How Therapy-Speak Took Over Dating
To Ms. Chavis, people repeat the language they learn from social media, where people, especially women, swap tips on how to recognize the signs of potential manipulation. Sometimes, these come from actual therapists; often, the advice is given by anyone with a front-facing camera.
Dr. Jessi Gold, a psychiatrist at Washington University in St. Louis and a member of the American Psychiatric Association’s Council on Communications, isn’t surprised that psychological language has trickled into everyday conversation. “In some ways, it’s always been the case that people are using the terms in ways that a clinician wouldn’t,” she said. Speaking about mental illness, in general, can help destigmatize conditions like anxiety and depression, she said, and good can come from being vulnerable with a new partner.

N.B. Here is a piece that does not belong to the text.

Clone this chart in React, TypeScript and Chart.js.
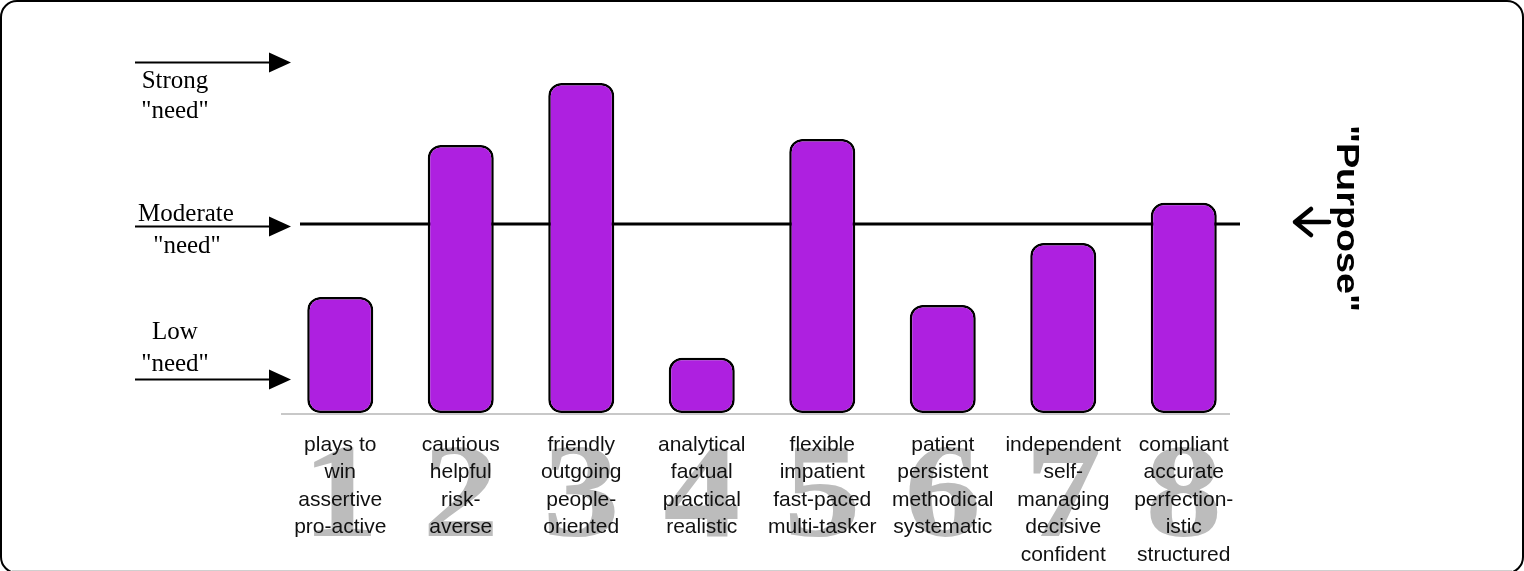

There are, however, clear downsides to learning a therapy term via TikTok video or meme, namely that nonprofessionals can get it wrong. The term “trauma bonded,” in particular, is tossed around to signify connecting with someone over shared struggles; the clinical definition of the term refers to a specific pattern of abuse.
This language can also provide a convenient excuse to write someone off. “I find a lot of the times, it gives people leverage,” said Edward Nyamenkum, a 29-year-old art director in Montreal. “It makes people feel OK when they ghost someone, like, ‘They’re obviously toxic,’ without giving them a chance.”
And when people misuse these words, deploying a weighty term like “gaslighting” to describe more banal, everyday turmoils that come with dating, those who actually experience abuse have less of a voice, Dr. Bandinelli said. This “explosion of diagnostic language,” as she called it, provides blanket, simple language for what are often complex and specific conundrums that come with modern dating.
“There’s this sense that using jargon that’s pseudoscientific somehow makes our argument stronger,” Dr. Bandinelli said. If someone acts like a jerk, she said, that may be just be one person’s opinion. “But if you’re ‘gaslighting me’ or ‘love bombing me,’ that makes it objective,” she said.